See, also, Divide County v. Baird, 55 N.D. 45, 51 A.L.R. 296, 212 N.W. 236; Farmers' Merchants' State Bank v.Consolidated School District, supra.
It is the contention of the receiver that the pledge of the bills receivable as security to the loan was void because not authorized by the bank's board of directors. If it was necessary to have the official consent of the board of directors to the transaction to make it legal and binding, this contention we think is well taken. The resolution of February 3, 1930, directing the bank's officers to deliver collateral to Sanguinetti and the others in pursuance of the agreement and understanding of May 19, 1929, shows on its face that it was voted for by only two of the nine directors; it also shows that there was not a quorum of qualified directors present when the resolution *Page 338 was passed. But the rule is well settled that the executive officers of a bank, in the usual course of business and without special authority, may rediscount the bank's paper or otherwise borrow money for its use. Williams v. Hall, supra; Burrowes v. Nimocks, (C.C.A.) 35 F.2d 152. The loan here was negotiated by the executive vice-president of the bank, who at the time was exercising the functions of the cashier, and it was he also who pledged, or agreed to pledge, the assets of the bank to secure the loan.
The receiver, without any evidence to support him, seems to assume that the officers and directors of the Yuma Valley Bank were profiting out of the loan made to the bank, and much of his argument is devoted to showing how the law will not permit or tolerate such a thing. If his premises were right, so would his conclusions be, but it is clear the defendants had no personal interest in the transaction and could receive no personal benefits therefrom. It is also clear that the defendants in borrowing the $150,000 and lending it to the bank did so in perfect good faith and solely for the advantage of the bank. The bank, its creditors, depositors and stockholders, received all the benefits of the transaction. It seems to us it would be rather a harsh and severe punishment, since the bank has failed, to deprive the defendants of the protection upon which they relied in good faith when they borrowed this money for the bank and compel them to suffer the whole loss.
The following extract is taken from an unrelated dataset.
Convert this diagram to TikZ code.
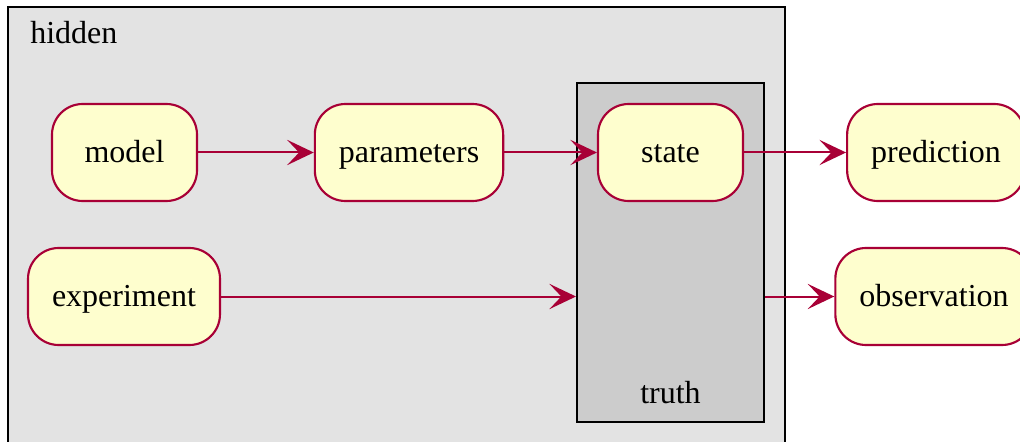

It is evident that the loan was handled as it was because the officers and directors of the bank did not wish to show any additional bills payable in their financial statements. This we grant should not be encouraged. No banking institution should be permitted, much less encouraged, to disseminate any false or misleading information concerning its resources *Page 339 and liabilities, or to suppress any fact that the public should know.
Under our banking laws (chapter 8, §§ 209-272, Rev. Code 1928), the superintendent of banks is given quite a little authority in the investigation and supervision of the banks of the state. Before a bank can hold itself out to do or transact any business, as such, it must secure from the superintendent of banks a permit (section 258). This officer, as the state's agent in banking matters, was present when the transaction pledging the assets of the bank for the loan was had, participated in it, was consulted as to its legality or regularity and gave his approval. It was only after his assurances that Sanguinetti agreed to sign the note to the Los Angeles bank and to turn over to the Yuma Valley Bank the money obtained thereon.
The only reason that can be found for not upholding the pledge of the collateral is the failure to show in the bank's statements that the liability for the $150,000 was secured. We think the bank and the receiver, who occupies the position of the bank, after obtaining the fruits of the loan, should not be permitted to shift the burdens thereof to Sanguinetti and the others, who unquestionably were acting in good faith and solely for the interests of the bank, and probably would not have made the loan except upon the assurances of the state superintendent of banks, whose words, no doubt, were accepted at their face value and as final.
The judgment of the lower court is affirmed.